> **Set problem**
Give the entries back exactly, dropping each image.
______
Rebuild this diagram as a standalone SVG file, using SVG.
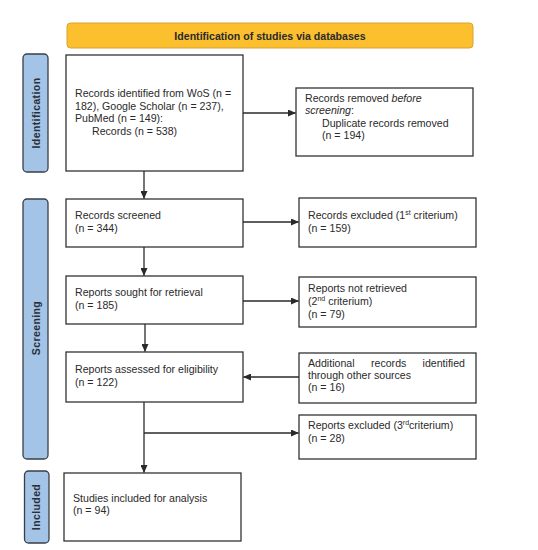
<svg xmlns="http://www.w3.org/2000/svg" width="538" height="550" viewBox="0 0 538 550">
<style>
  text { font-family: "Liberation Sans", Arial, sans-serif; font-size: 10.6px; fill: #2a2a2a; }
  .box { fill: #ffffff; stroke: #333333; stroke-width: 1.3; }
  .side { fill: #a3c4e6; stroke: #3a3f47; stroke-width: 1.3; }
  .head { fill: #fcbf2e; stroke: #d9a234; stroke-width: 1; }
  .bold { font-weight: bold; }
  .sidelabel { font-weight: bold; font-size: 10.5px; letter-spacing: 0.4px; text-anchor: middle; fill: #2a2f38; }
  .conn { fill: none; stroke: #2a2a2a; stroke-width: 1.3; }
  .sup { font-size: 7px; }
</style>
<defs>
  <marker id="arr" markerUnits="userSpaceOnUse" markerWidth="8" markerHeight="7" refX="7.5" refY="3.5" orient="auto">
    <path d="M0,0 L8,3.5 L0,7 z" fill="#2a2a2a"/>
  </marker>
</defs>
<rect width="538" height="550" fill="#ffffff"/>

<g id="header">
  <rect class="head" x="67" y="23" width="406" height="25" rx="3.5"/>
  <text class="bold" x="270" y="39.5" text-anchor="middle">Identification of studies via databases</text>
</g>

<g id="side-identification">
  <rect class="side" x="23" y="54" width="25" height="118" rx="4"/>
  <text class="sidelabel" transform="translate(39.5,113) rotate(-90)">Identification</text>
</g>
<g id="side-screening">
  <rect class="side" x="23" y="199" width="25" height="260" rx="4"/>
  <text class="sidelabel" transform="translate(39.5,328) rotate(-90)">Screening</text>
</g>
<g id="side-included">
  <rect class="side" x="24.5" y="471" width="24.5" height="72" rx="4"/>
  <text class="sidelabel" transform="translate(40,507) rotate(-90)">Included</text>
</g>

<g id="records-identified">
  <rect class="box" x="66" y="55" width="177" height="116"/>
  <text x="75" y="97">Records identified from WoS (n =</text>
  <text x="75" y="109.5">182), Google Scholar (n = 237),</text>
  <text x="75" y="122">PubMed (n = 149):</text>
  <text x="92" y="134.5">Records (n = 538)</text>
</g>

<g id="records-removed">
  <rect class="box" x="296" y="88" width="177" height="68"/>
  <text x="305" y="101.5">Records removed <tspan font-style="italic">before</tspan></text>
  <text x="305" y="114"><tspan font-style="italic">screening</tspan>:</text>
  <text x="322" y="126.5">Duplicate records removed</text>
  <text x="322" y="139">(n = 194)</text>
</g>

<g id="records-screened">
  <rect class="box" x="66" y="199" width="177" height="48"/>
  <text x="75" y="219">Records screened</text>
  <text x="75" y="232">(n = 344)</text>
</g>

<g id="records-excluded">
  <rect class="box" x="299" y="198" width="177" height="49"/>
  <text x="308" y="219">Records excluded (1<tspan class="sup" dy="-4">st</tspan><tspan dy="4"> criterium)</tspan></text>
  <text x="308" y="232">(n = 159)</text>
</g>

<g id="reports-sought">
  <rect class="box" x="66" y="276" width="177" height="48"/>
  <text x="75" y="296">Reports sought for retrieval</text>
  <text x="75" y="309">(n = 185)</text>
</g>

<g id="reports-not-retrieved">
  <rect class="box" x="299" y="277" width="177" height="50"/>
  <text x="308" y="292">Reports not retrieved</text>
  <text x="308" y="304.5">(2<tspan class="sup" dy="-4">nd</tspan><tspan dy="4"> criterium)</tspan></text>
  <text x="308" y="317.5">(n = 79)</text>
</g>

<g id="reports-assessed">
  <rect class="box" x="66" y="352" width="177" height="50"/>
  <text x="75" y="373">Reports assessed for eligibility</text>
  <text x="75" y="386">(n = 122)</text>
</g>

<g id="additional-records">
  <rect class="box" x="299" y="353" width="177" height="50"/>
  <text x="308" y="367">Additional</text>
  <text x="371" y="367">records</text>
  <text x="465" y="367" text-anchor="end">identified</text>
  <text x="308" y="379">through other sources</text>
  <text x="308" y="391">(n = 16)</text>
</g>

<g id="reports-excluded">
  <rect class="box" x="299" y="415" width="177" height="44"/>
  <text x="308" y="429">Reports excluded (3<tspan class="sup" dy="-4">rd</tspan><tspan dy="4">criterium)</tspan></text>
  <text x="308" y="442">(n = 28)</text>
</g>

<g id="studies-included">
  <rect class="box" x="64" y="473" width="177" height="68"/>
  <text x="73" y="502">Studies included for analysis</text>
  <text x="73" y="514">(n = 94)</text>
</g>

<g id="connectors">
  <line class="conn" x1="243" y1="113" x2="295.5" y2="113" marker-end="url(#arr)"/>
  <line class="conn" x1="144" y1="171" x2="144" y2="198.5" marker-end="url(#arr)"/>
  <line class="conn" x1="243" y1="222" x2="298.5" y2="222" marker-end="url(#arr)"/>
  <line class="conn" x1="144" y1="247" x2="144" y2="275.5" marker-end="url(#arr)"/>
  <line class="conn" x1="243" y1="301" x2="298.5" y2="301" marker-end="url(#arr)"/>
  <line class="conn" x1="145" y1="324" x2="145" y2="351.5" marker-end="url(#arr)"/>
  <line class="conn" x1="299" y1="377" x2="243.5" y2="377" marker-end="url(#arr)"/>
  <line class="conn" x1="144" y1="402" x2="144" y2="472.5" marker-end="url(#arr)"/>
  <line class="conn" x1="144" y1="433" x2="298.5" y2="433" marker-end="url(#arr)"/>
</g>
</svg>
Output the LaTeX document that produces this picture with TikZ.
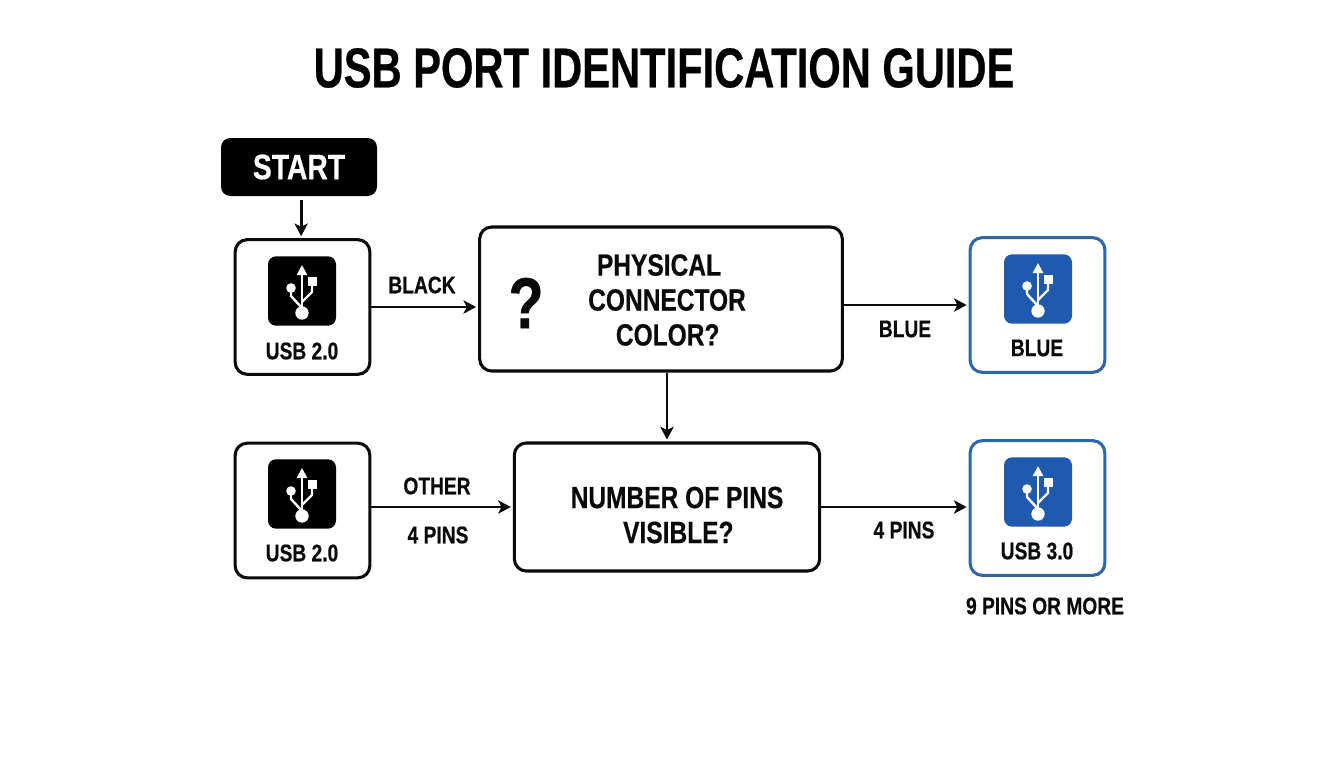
______
> **Exercise answer**
Rebuild this diagram as a standalone SVG file, using SVG.
<svg xmlns="http://www.w3.org/2000/svg" width="538" height="550" viewBox="0 0 538 550">
<style>
  text { font-family: "Liberation Sans", Arial, sans-serif; font-size: 10.6px; fill: #2a2a2a; }
  .box { fill: #ffffff; stroke: #333333; stroke-width: 1.3; }
  .side { fill: #a3c4e6; stroke: #3a3f47; stroke-width: 1.3; }
  .head { fill: #fcbf2e; stroke: #d9a234; stroke-width: 1; }
  .bold { font-weight: bold; }
  .sidelabel { font-weight: bold; font-size: 10.5px; letter-spacing: 0.4px; text-anchor: middle; fill: #2a2f38; }
  .conn { fill: none; stroke: #2a2a2a; stroke-width: 1.3; }
  .sup { font-size: 7px; }
</style>
<defs>
  <marker id="arr" markerUnits="userSpaceOnUse" markerWidth="8" markerHeight="7" refX="7.5" refY="3.5" orient="auto">
    <path d="M0,0 L8,3.5 L0,7 z" fill="#2a2a2a"/>
  </marker>
</defs>
<rect width="538" height="550" fill="#ffffff"/>

<g id="header">
  <rect class="head" x="67" y="23" width="406" height="25" rx="3.5"/>
  <text class="bold" x="270" y="39.5" text-anchor="middle">Identification of studies via databases</text>
</g>

<g id="side-identification">
  <rect class="side" x="23" y="54" width="25" height="118" rx="4"/>
  <text class="sidelabel" transform="translate(39.5,113) rotate(-90)">Identification</text>
</g>
<g id="side-screening">
  <rect class="side" x="23" y="199" width="25" height="260" rx="4"/>
  <text class="sidelabel" transform="translate(39.5,328) rotate(-90)">Screening</text>
</g>
<g id="side-included">
  <rect class="side" x="24.5" y="471" width="24.5" height="72" rx="4"/>
  <text class="sidelabel" transform="translate(40,507) rotate(-90)">Included</text>
</g>

<g id="records-identified">
  <rect class="box" x="66" y="55" width="177" height="116"/>
  <text x="75" y="97">Records identified from WoS (n =</text>
  <text x="75" y="109.5">182), Google Scholar (n = 237),</text>
  <text x="75" y="122">PubMed (n = 149):</text>
  <text x="92" y="134.5">Records (n = 538)</text>
</g>

<g id="records-removed">
  <rect class="box" x="296" y="88" width="177" height="68"/>
  <text x="305" y="101.5">Records removed <tspan font-style="italic">before</tspan></text>
  <text x="305" y="114"><tspan font-style="italic">screening</tspan>:</text>
  <text x="322" y="126.5">Duplicate records removed</text>
  <text x="322" y="139">(n = 194)</text>
</g>

<g id="records-screened">
  <rect class="box" x="66" y="199" width="177" height="48"/>
  <text x="75" y="219">Records screened</text>
  <text x="75" y="232">(n = 344)</text>
</g>

<g id="records-excluded">
  <rect class="box" x="299" y="198" width="177" height="49"/>
  <text x="308" y="219">Records excluded (1<tspan class="sup" dy="-4">st</tspan><tspan dy="4"> criterium)</tspan></text>
  <text x="308" y="232">(n = 159)</text>
</g>

<g id="reports-sought">
  <rect class="box" x="66" y="276" width="177" height="48"/>
  <text x="75" y="296">Reports sought for retrieval</text>
  <text x="75" y="309">(n = 185)</text>
</g>

<g id="reports-not-retrieved">
  <rect class="box" x="299" y="277" width="177" height="50"/>
  <text x="308" y="292">Reports not retrieved</text>
  <text x="308" y="304.5">(2<tspan class="sup" dy="-4">nd</tspan><tspan dy="4"> criterium)</tspan></text>
  <text x="308" y="317.5">(n = 79)</text>
</g>

<g id="reports-assessed">
  <rect class="box" x="66" y="352" width="177" height="50"/>
  <text x="75" y="373">Reports assessed for eligibility</text>
  <text x="75" y="386">(n = 122)</text>
</g>

<g id="additional-records">
  <rect class="box" x="299" y="353" width="177" height="50"/>
  <text x="308" y="367">Additional</text>
  <text x="371" y="367">records</text>
  <text x="465" y="367" text-anchor="end">identified</text>
  <text x="308" y="379">through other sources</text>
  <text x="308" y="391">(n = 16)</text>
</g>

<g id="reports-excluded">
  <rect class="box" x="299" y="415" width="177" height="44"/>
  <text x="308" y="429">Reports excluded (3<tspan class="sup" dy="-4">rd</tspan><tspan dy="4">criterium)</tspan></text>
  <text x="308" y="442">(n = 28)</text>
</g>

<g id="studies-included">
  <rect class="box" x="64" y="473" width="177" height="68"/>
  <text x="73" y="502">Studies included for analysis</text>
  <text x="73" y="514">(n = 94)</text>
</g>

<g id="connectors">
  <line class="conn" x1="243" y1="113" x2="295.5" y2="113" marker-end="url(#arr)"/>
  <line class="conn" x1="144" y1="171" x2="144" y2="198.5" marker-end="url(#arr)"/>
  <line class="conn" x1="243" y1="222" x2="298.5" y2="222" marker-end="url(#arr)"/>
  <line class="conn" x1="144" y1="247" x2="144" y2="275.5" marker-end="url(#arr)"/>
  <line class="conn" x1="243" y1="301" x2="298.5" y2="301" marker-end="url(#arr)"/>
  <line class="conn" x1="145" y1="324" x2="145" y2="351.5" marker-end="url(#arr)"/>
  <line class="conn" x1="299" y1="377" x2="243.5" y2="377" marker-end="url(#arr)"/>
  <line class="conn" x1="144" y1="402" x2="144" y2="472.5" marker-end="url(#arr)"/>
  <line class="conn" x1="144" y1="433" x2="298.5" y2="433" marker-end="url(#arr)"/>
</g>
</svg>
Output the LaTeX document that produces this picture with TikZ.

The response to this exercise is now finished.